# Requirement:
Can you print the data exactly and leave out each image?
⟨
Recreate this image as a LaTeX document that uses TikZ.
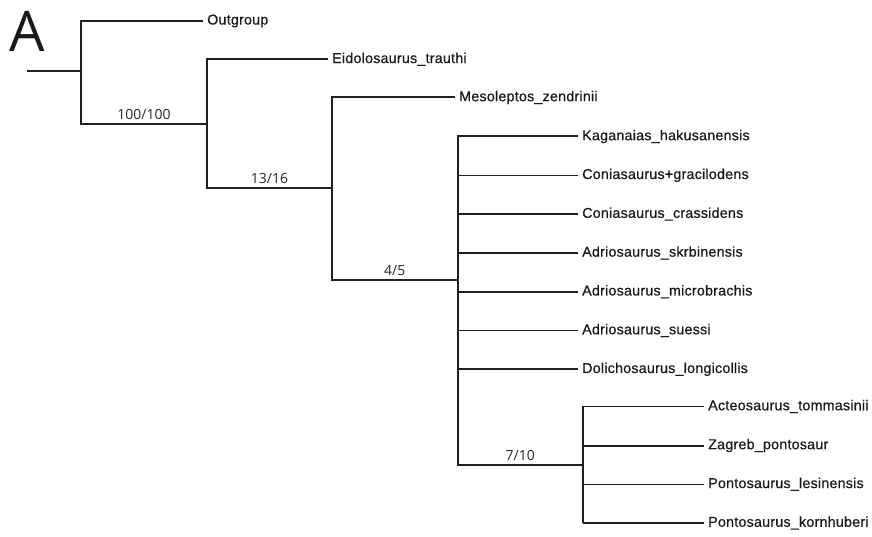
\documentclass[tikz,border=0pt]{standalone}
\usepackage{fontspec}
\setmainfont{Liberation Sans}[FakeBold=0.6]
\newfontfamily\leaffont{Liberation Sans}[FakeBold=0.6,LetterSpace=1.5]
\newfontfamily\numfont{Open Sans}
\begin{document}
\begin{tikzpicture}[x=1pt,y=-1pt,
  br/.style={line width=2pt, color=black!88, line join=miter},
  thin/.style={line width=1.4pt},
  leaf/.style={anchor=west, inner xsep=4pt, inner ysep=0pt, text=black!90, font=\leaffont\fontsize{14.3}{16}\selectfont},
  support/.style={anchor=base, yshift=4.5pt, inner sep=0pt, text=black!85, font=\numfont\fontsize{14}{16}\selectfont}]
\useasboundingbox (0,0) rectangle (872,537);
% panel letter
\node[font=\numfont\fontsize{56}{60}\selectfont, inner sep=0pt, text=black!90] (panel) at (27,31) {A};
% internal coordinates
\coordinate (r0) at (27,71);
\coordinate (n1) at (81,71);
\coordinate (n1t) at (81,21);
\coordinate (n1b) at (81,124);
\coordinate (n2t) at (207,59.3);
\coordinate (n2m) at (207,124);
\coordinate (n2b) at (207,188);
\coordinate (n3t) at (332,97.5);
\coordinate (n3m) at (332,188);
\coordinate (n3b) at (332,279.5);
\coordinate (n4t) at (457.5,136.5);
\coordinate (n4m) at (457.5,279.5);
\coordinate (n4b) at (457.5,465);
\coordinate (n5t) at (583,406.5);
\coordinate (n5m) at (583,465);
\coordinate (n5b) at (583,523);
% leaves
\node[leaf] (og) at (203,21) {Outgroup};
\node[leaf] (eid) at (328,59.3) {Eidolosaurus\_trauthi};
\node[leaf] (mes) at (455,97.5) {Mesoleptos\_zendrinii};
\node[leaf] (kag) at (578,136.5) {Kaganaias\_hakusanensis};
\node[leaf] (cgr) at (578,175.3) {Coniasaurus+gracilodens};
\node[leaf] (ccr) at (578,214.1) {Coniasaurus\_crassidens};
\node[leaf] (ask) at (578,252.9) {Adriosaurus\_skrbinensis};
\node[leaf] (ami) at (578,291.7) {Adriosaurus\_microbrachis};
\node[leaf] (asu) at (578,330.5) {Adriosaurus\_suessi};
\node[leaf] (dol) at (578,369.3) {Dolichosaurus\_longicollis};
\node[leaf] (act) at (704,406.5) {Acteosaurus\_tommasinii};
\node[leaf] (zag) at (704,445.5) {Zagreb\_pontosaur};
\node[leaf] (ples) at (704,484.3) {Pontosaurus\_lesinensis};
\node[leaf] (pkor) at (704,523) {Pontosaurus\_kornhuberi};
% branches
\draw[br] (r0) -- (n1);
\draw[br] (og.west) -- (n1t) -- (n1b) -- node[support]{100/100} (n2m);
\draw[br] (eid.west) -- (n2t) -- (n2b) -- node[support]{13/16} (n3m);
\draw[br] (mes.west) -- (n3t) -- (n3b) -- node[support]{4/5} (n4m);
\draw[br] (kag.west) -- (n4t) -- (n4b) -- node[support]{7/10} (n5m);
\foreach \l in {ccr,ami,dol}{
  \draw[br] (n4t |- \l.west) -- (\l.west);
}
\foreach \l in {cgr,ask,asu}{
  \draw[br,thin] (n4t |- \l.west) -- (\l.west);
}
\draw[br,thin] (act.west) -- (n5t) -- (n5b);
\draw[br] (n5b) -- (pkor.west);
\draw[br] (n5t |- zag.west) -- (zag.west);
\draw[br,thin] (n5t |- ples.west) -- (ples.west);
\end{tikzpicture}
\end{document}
⟩
# Exercise solution:
Recreate this image as a LaTeX document that uses TikZ.
\documentclass[tikz,border=0pt]{standalone}
\usepackage{fontspec}
\setmainfont{Liberation Sans}[FakeBold=0.6]
\newfontfamily\leaffont{Liberation Sans}[FakeBold=0.6,LetterSpace=1.5]
\newfontfamily\numfont{Open Sans}
\begin{document}
\begin{tikzpicture}[x=1pt,y=-1pt,
  br/.style={line width=2pt, color=black!88, line join=miter},
  thin/.style={line width=1.4pt},
  leaf/.style={anchor=west, inner xsep=4pt, inner ysep=0pt, text=black!90, font=\leaffont\fontsize{14.3}{16}\selectfont},
  support/.style={anchor=base, yshift=4.5pt, inner sep=0pt, text=black!85, font=\numfont\fontsize{14}{16}\selectfont}]
\useasboundingbox (0,0) rectangle (872,537);
% panel letter
\node[font=\numfont\fontsize{56}{60}\selectfont, inner sep=0pt, text=black!90] (panel) at (27,31) {A};
% internal coordinates
\coordinate (r0) at (27,71);
\coordinate (n1) at (81,71);
\coordinate (n1t) at (81,21);
\coordinate (n1b) at (81,124);
\coordinate (n2t) at (207,59.3);
\coordinate (n2m) at (207,124);
\coordinate (n2b) at (207,188);
\coordinate (n3t) at (332,97.5);
\coordinate (n3m) at (332,188);
\coordinate (n3b) at (332,279.5);
\coordinate (n4t) at (457.5,136.5);
\coordinate (n4m) at (457.5,279.5);
\coordinate (n4b) at (457.5,465);
\coordinate (n5t) at (583,406.5);
\coordinate (n5m) at (583,465);
\coordinate (n5b) at (583,523);
% leaves
\node[leaf] (og) at (203,21) {Outgroup};
\node[leaf] (eid) at (328,59.3) {Eidolosaurus\_trauthi};
\node[leaf] (mes) at (455,97.5) {Mesoleptos\_zendrinii};
\node[leaf] (kag) at (578,136.5) {Kaganaias\_hakusanensis};
\node[leaf] (cgr) at (578,175.3) {Coniasaurus+gracilodens};
\node[leaf] (ccr) at (578,214.1) {Coniasaurus\_crassidens};
\node[leaf] (ask) at (578,252.9) {Adriosaurus\_skrbinensis};
\node[leaf] (ami) at (578,291.7) {Adriosaurus\_microbrachis};
\node[leaf] (asu) at (578,330.5) {Adriosaurus\_suessi};
\node[leaf] (dol) at (578,369.3) {Dolichosaurus\_longicollis};
\node[leaf] (act) at (704,406.5) {Acteosaurus\_tommasinii};
\node[leaf] (zag) at (704,445.5) {Zagreb\_pontosaur};
\node[leaf] (ples) at (704,484.3) {Pontosaurus\_lesinensis};
\node[leaf] (pkor) at (704,523) {Pontosaurus\_kornhuberi};
% branches
\draw[br] (r0) -- (n1);
\draw[br] (og.west) -- (n1t) -- (n1b) -- node[support]{100/100} (n2m);
\draw[br] (eid.west) -- (n2t) -- (n2b) -- node[support]{13/16} (n3m);
\draw[br] (mes.west) -- (n3t) -- (n3b) -- node[support]{4/5} (n4m);
\draw[br] (kag.west) -- (n4t) -- (n4b) -- node[support]{7/10} (n5m);
\foreach \l in {ccr,ami,dol}{
  \draw[br] (n4t |- \l.west) -- (\l.west);
}
\foreach \l in {cgr,ask,asu}{
  \draw[br,thin] (n4t |- \l.west) -- (\l.west);
}
\draw[br,thin] (act.west) -- (n5t) -- (n5b);
\draw[br] (n5b) -- (pkor.west);
\draw[br] (n5t |- zag.west) -- (zag.west);
\draw[br,thin] (n5t |- ples.west) -- (ples.west);
\end{tikzpicture}
\end{document}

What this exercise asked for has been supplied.